Happy mass surveillance day!
Today is the day that the Turnbull government’s mandatory data retention scheme comes into force.
Yes, while our own PM who uses secure messaging services and a private email server to communicate, he wants to make it as easy as possible for our national security authorities to spy on the rest of us.
How will we be celebrating? By locking down our online communication. Here’s how you can, too:
- Be careful how you use social media, and set your privacy settings as high as possible.
- Use an offshore or non-ISP email provider, and take a lead from Turnbull and use an encrypted messaging app.
- Use an offshore Virtual Private Network, or VPN.
- Use Tor and PGP.
- Use smartphone call apps to make video and voice calls.
These won’t offer you complete protection, but they’ll make violating your privacy much more difficult and more expensive. For a plain English explanation of these services, plus all the background to the new laws, read Bernard Keane’s definitive guide to data retention.

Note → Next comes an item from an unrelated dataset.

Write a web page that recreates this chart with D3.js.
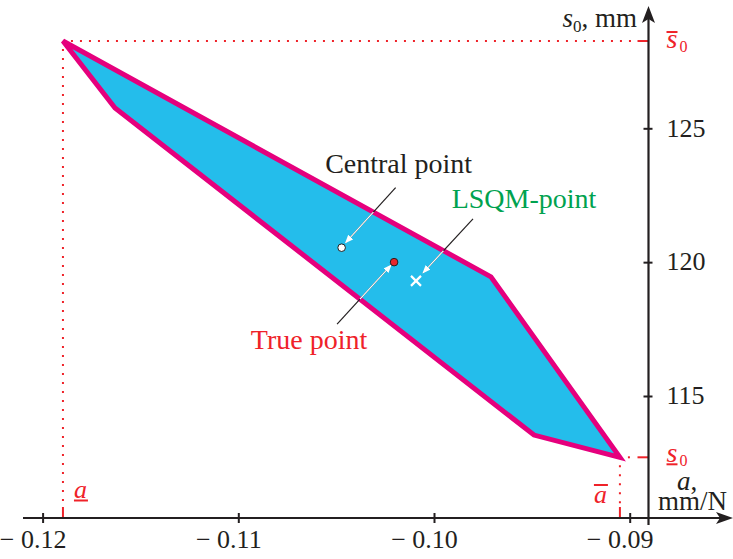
<!DOCTYPE html>
<html>
<head>
<meta charset="utf-8">
<script src="https://cdn.jsdelivr.net/npm/d3@7"></script>
<style>
  body { margin: 0; background: #fff; }
  svg { display: block; font-family: "Liberation Serif", "Times New Roman", serif; }
</style>
</head>
<body>
<svg id="chart" width="733" height="559"></svg>
<script>
// tick values
const xTicks = [-0.12, -0.11, -0.10, -0.09];
const yTicks = [115, 120, 125];

// feasible set polygon (a, s0)
const regionA = [-0.11896, -0.1163, -0.09489, -0.0905, -0.09709];
const regionS = [128.26, 125.76, 113.54, 112.71, 119.45];

// bounds of the set
const aLow = -0.11896, aHigh = -0.0905;
const sLow = 112.71, sHigh = 128.26;

// estimates
const pointNames = ["Central point", "True point", "LSQM-point"];
const pointA = [-0.10472, -0.10204, -0.10092];
const pointS = [120.54, 120.0, 119.30];

const svg = d3.select("#chart");

// scales
const x = d3.scaleLinear().domain([-0.12, -0.09]).range([42.6, 629.7]);
const y = d3.scaleLinear().domain([115, 125]).range([396, 128.3]);

const axisY = 518;   // pixel row of the a axis
const axisX = 648.5; // pixel column of the s0 axis
const ink = "#231f20";
const red = "#ef2229";

// region
const poly = regionA.map((a, i) => [x(a), y(regionS[i])]);
svg.append("defs").append("clipPath").attr("id", "inside")
    .append("polygon").attr("points", poly.join(" "));

svg.select("defs").append("marker")
    .attr("id", "head").attr("viewBox", "0 0 10 10")
    .attr("refX", 9).attr("refY", 5)
    .attr("markerWidth", 7).attr("markerHeight", 7)
    .attr("orient", "auto")
    .append("path").attr("d", "M0,1 L10,5 L0,9 Z").attr("fill", "#fff");

// red dotted bound lines
const dotted = svg.append("g").attr("stroke", red).attr("stroke-width", 2);
function boundLine(x1, y1, x2, y2) {
    const len = Math.hypot(x2 - x1, y2 - y1);
    const ux = (x2 - x1) / len, uy = (y2 - y1) / len;
    dotted.append("line")
        .attr("x1", x1 + ux * 8).attr("y1", y1 + uy * 8)
        .attr("x2", x2 - ux * 13).attr("y2", y2 - uy * 13)
        .attr("stroke-dasharray", "2 7");
    dotted.append("line")
        .attr("x1", x2 - ux * 11).attr("y1", y2 - uy * 11)
        .attr("x2", x2).attr("y2", y2);
}
boundLine(x(aLow), y(sHigh), axisX, y(sHigh));
boundLine(x(aLow), y(sHigh), x(aLow), axisY);
boundLine(x(aHigh), y(sLow), axisX, y(sLow));
boundLine(x(aHigh), y(sLow), x(aHigh), axisY);

svg.append("polygon")
    .attr("points", poly.join(" "))
    .attr("fill", "#24bdeb")
    .attr("stroke", "#e5007d")
    .attr("stroke-width", 5)
    .attr("stroke-linejoin", "miter");

// axes
const gx = svg.append("g").attr("transform", `translate(0,${axisY})`)
    .call(d3.axisBottom(x).tickValues(xTicks).tickSizeOuter(0).tickSize(5)
        .tickFormat(d => "\u2212 " + Math.abs(d).toFixed(2)));
gx.select(".domain").remove();
gx.selectAll(".tick line").attr("y1", -5).attr("y2", 5).attr("stroke", ink).attr("stroke-width", 2);
gx.selectAll(".tick text").attr("y", 30).attr("dy", 0).attr("dx", -10).attr("font-size", 26)
    .attr("font-family", "Liberation Serif").attr("fill", ink);

const gy = svg.append("g").attr("transform", `translate(${axisX},0)`)
    .call(d3.axisRight(y).tickValues(yTicks).tickSizeOuter(0).tickSize(5));
gy.select(".domain").remove();
gy.selectAll(".tick line").attr("x1", -5).attr("x2", 4).attr("stroke", ink).attr("stroke-width", 2);
gy.selectAll(".tick text").attr("x", 18).attr("dy", "0.3em").attr("font-size", 26)
    .attr("font-family", "Liberation Serif").attr("fill", ink);

svg.append("line").attr("x1", 23).attr("x2", 722).attr("y1", axisY).attr("y2", axisY)
    .attr("stroke", ink).attr("stroke-width", 2.2);
svg.append("path").attr("d", `M733,${axisY} L716,${axisY - 6} L720,${axisY} L716,${axisY + 6} Z`).attr("fill", ink);
svg.append("line").attr("x1", axisX).attr("x2", axisX).attr("y1", 525).attr("y2", 18)
    .attr("stroke", ink).attr("stroke-width", 2.2);
svg.append("path").attr("d", `M${axisX},6 L${axisX - 6.5},23 L${axisX},19 L${axisX + 6.5},23 Z`).attr("fill", ink);

// axis titles
const t1 = svg.append("text").attr("x", 637).attr("y", 27).attr("text-anchor", "end")
    .attr("font-size", 27).attr("fill", ink);
t1.append("tspan").attr("font-style", "italic").text("s");
t1.append("tspan").attr("font-size", 17).attr("dy", 5).text("0");
t1.append("tspan").attr("dy", -5).text(", mm");

svg.append("text").attr("x", 677).attr("y", 490).attr("font-size", 27).attr("fill", ink)
    .html('<tspan font-style="italic">a</tspan>,');
svg.append("text").attr("x", 727).attr("y", 510).attr("text-anchor", "end")
    .attr("font-size", 27).attr("fill", ink).text("mm/N");

// bound labels
function sLabel(xp, yb, over) {
    const t = svg.append("text").attr("x", xp).attr("y", yb).attr("font-size", 28).attr("fill", red);
    t.append("tspan").attr("font-style", "italic").text("s");
    t.append("tspan").attr("font-size", 16).attr("dy", 4).attr("dx", 2).text("0");
    svg.append("line").attr("x1", xp).attr("x2", xp + 11)
        .attr("y1", over ? yb - 16 : yb + 2).attr("y2", over ? yb - 16 : yb + 2)
        .attr("stroke", red).attr("stroke-width", 2);
}
sLabel(axisX + 18, y(sHigh) + 7, true);
sLabel(axisX + 18, y(sLow) + 5, false);

function aLabel(xp, yb, over) {
    svg.append("text").attr("x", xp).attr("y", yb).attr("font-size", 26)
        .attr("font-style", "italic").attr("fill", red).text("a");
    svg.append("line").attr("x1", xp).attr("x2", xp + 14)
        .attr("y1", over ? yb - 18 : yb + 2.5).attr("y2", over ? yb - 18 : yb + 2.5)
        .attr("stroke", red).attr("stroke-width", 2);
}
aLabel(x(aLow) + 11, axisY - 20, false);
aLabel(x(aHigh) - 26, axisY - 15, true);

// annotations: label offset, arrow tip offset, tail offset (px from point)
const notes = [
    { color: ink, lab: [57, -75], tip: [4, -5], tail: [54, -60] },
    { color: red, lab: [-85, 87], tip: [-3, 3], tail: [-57, 62] },
    { color: "#00a24f", lab: [108, -73], tip: [7, -8], tail: [57, -62] }
];

pointNames.forEach((name, i) => {
    const px = x(pointA[i]), py = y(pointS[i]), n = notes[i];
    const l = [px + n.tail[0], py + n.tail[1], px + n.tip[0], py + n.tip[1]];
    svg.append("line").attr("x1", l[0]).attr("y1", l[1]).attr("x2", l[2]).attr("y2", l[3])
        .attr("stroke", ink).attr("stroke-width", 1.2);
    svg.append("line").attr("x1", l[0]).attr("y1", l[1]).attr("x2", l[2]).attr("y2", l[3])
        .attr("stroke", "#fff").attr("stroke-width", 1.2)
        .attr("clip-path", "url(#inside)").attr("marker-end", "url(#head)");
    svg.append("text").attr("x", px + n.lab[0]).attr("y", py + n.lab[1])
        .attr("text-anchor", "middle").attr("font-size", 28).attr("fill", n.color).text(name);
});

// markers
svg.append("circle").attr("cx", x(pointA[0])).attr("cy", y(pointS[0])).attr("r", 3.8)
    .attr("fill", "#fff").attr("stroke", ink).attr("stroke-width", 1);
svg.append("circle").attr("cx", x(pointA[1])).attr("cy", y(pointS[1])).attr("r", 3.8)
    .attr("fill", "#e8262b").attr("stroke", ink).attr("stroke-width", 1);
const lx = x(pointA[2]), ly = y(pointS[2]);
svg.append("path").attr("d", `M${lx - 5},${ly - 5}L${lx + 5},${ly + 5}M${lx - 5},${ly + 5}L${lx + 5},${ly - 5}`)
    .attr("stroke", "#fff").attr("stroke-width", 2.2);
</script>
</body>
</html>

– Number 3B: get a VPN plan that supports multiple devices and configure VPN to always run on your smartphone. Confirm that it transitions properly between Mobile Data and WiFi (and back).
– Number #3C: configure your VPN to launch and connect at startup on your laptop/PC.
Use an offshore VPN provider (that doesn’t keep logs) but is there any issue with using their Australian servers for better performance?
I wouldn’t “on” him?
I am wondering though if this might be useful. Can we ask for the government to help finding emails, contacts, messages that we accidentally delete or simply can’t find?
Is there a contact email address, or are there several, where we could send such requests? Or best just to send to the AG and maybe copy to our local member, the PM, their shadows, and whichever government agency might help? I am looking for an email I KNOW I had in march tis year, its not on my laptop or desktop, or the server….if some official could be employed to assist in these circumstances I could just get on with my life…
When will They decide that, as with taxation, legal avoidance becomes illegal evasion and thus make the attempt to encrypt an offence, in and of itself.
Not that one has anything to hide but the thought crime of wanting to frustrate BigBro?
Ms Pugh has the right idea – we cannot uninvent mass surveillance but we can demand that the mechanism be available to us – after all it IS our information.
The reverse ID card – with it, each citizen is thus able to access every iota of their personal data vacuumed up by the beast.